Only the lines from the start of the data through the line containing "import plotly.graph_objects as go" should be written out, exactly as they are, with both ends included and the pictures left out.

— Start of Source excerpt —

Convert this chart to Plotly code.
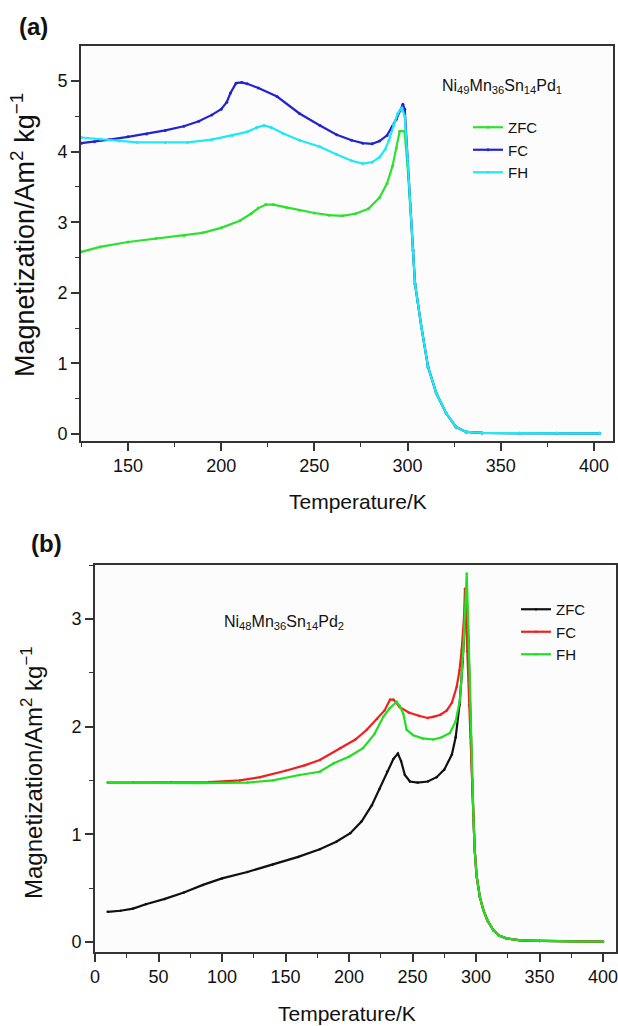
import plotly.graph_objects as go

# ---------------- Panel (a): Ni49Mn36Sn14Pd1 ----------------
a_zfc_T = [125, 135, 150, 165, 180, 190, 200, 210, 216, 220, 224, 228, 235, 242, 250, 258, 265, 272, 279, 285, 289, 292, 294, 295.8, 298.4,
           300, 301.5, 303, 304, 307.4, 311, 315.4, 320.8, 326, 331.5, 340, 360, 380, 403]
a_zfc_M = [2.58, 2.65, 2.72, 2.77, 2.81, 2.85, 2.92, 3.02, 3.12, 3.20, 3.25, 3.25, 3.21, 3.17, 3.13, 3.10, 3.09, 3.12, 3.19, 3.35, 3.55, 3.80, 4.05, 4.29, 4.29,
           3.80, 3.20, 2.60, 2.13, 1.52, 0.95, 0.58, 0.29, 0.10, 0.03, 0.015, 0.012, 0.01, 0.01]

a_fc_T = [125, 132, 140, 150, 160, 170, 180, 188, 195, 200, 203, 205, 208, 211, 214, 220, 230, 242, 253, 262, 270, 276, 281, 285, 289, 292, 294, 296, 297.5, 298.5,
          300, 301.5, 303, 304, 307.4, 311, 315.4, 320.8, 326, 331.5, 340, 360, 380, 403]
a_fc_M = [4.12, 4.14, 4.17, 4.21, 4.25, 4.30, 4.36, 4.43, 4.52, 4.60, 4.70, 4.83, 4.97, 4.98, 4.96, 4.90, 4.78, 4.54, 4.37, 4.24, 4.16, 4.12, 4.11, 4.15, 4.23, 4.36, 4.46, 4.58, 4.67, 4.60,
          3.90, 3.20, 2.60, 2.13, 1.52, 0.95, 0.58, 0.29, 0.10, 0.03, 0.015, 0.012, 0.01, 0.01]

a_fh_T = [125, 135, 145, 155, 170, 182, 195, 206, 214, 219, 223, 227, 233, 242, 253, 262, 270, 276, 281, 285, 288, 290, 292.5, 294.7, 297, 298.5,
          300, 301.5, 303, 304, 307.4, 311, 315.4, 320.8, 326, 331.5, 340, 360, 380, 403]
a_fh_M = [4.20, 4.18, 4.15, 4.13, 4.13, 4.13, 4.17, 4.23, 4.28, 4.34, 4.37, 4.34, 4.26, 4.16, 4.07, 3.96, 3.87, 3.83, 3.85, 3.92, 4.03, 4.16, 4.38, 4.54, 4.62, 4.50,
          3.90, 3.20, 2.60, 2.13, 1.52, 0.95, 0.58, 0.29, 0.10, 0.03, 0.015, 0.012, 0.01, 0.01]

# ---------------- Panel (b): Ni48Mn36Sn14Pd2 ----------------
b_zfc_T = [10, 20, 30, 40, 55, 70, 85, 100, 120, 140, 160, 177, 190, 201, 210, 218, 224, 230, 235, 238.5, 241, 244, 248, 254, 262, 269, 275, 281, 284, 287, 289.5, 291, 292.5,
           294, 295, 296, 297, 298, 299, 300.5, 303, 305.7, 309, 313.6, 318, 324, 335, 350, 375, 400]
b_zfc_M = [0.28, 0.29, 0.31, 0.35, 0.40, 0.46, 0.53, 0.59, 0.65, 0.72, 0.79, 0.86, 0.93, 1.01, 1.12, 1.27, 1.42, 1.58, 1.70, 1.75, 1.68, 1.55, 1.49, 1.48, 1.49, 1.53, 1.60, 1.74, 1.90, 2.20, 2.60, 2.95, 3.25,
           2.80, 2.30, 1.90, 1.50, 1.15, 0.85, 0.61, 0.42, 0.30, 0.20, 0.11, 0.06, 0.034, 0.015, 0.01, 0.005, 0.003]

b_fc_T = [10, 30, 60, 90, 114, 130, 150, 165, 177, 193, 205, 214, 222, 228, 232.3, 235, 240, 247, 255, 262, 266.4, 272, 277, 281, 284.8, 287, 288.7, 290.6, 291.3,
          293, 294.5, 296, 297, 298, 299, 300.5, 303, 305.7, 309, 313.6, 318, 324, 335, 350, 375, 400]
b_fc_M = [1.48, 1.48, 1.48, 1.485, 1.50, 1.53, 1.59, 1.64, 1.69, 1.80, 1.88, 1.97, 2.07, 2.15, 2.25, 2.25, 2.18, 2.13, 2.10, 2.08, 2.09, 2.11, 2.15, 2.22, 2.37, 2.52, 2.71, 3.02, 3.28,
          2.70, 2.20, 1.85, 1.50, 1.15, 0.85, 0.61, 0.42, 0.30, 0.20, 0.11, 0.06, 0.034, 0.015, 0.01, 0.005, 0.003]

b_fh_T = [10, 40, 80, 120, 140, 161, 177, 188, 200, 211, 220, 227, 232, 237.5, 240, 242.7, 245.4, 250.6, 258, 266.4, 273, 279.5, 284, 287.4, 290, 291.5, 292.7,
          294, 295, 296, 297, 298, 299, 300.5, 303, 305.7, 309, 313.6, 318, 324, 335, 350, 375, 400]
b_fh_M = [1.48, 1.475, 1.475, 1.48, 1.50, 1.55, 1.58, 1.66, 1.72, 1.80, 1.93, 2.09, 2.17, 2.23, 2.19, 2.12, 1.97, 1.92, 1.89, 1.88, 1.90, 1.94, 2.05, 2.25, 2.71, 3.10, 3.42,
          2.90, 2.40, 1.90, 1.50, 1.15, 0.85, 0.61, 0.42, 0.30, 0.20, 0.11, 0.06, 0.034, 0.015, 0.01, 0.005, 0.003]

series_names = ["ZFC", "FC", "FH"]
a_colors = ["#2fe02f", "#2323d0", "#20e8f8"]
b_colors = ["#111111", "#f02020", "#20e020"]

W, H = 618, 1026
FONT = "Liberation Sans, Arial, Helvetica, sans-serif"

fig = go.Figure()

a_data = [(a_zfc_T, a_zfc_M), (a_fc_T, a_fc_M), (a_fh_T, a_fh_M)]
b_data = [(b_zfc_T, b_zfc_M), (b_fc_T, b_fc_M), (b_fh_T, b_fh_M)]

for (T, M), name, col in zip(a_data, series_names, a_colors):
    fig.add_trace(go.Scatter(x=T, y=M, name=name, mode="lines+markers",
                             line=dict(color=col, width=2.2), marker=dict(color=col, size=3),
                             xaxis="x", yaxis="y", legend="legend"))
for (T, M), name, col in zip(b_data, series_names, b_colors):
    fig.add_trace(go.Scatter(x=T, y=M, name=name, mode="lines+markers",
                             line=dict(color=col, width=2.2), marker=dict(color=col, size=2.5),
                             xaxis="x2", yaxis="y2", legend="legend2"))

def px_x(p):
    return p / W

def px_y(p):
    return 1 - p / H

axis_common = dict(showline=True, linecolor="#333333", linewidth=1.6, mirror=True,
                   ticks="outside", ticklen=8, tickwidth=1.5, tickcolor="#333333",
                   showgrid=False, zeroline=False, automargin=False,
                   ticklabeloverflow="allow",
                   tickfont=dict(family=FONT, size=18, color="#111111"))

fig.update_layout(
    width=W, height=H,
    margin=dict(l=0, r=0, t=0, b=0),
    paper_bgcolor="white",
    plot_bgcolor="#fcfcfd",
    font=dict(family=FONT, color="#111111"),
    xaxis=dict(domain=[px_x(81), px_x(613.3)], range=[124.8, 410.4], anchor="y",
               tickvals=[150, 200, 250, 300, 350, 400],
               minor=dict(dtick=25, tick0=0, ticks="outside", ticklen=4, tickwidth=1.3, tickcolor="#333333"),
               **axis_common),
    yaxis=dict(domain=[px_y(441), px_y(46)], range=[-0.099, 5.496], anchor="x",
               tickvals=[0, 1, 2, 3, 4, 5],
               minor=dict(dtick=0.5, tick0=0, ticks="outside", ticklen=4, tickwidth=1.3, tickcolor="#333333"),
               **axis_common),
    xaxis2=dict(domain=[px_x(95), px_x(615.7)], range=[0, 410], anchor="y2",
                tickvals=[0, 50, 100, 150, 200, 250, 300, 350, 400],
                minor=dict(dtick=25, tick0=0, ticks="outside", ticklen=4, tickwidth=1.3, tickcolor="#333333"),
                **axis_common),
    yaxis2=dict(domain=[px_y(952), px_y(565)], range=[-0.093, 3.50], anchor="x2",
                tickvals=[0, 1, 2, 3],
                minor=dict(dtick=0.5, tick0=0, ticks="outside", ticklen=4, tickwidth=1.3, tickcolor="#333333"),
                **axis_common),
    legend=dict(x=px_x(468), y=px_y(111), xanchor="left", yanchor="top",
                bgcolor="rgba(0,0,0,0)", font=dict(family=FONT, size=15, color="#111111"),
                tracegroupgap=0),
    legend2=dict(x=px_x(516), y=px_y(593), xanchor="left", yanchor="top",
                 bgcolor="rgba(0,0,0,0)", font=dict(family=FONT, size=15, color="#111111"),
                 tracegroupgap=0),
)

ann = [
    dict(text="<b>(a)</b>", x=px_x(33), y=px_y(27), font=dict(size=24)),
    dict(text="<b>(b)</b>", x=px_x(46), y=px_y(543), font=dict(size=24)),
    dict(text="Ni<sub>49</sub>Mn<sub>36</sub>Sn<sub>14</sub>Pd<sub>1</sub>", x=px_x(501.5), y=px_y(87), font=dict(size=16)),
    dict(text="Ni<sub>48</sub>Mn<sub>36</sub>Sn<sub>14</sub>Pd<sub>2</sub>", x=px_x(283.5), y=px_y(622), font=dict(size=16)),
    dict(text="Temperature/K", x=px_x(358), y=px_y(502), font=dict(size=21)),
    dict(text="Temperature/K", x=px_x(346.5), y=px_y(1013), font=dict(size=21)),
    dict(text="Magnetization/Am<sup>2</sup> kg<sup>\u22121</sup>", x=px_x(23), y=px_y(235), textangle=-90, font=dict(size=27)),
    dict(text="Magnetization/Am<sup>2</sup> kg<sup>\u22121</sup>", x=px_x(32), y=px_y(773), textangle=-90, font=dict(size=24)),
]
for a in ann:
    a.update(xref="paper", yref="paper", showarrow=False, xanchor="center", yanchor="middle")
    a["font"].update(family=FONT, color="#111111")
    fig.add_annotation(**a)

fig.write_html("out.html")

— End of Source excerpt —

Output for this task —
Convert this chart to Plotly code.
import plotly.graph_objects as go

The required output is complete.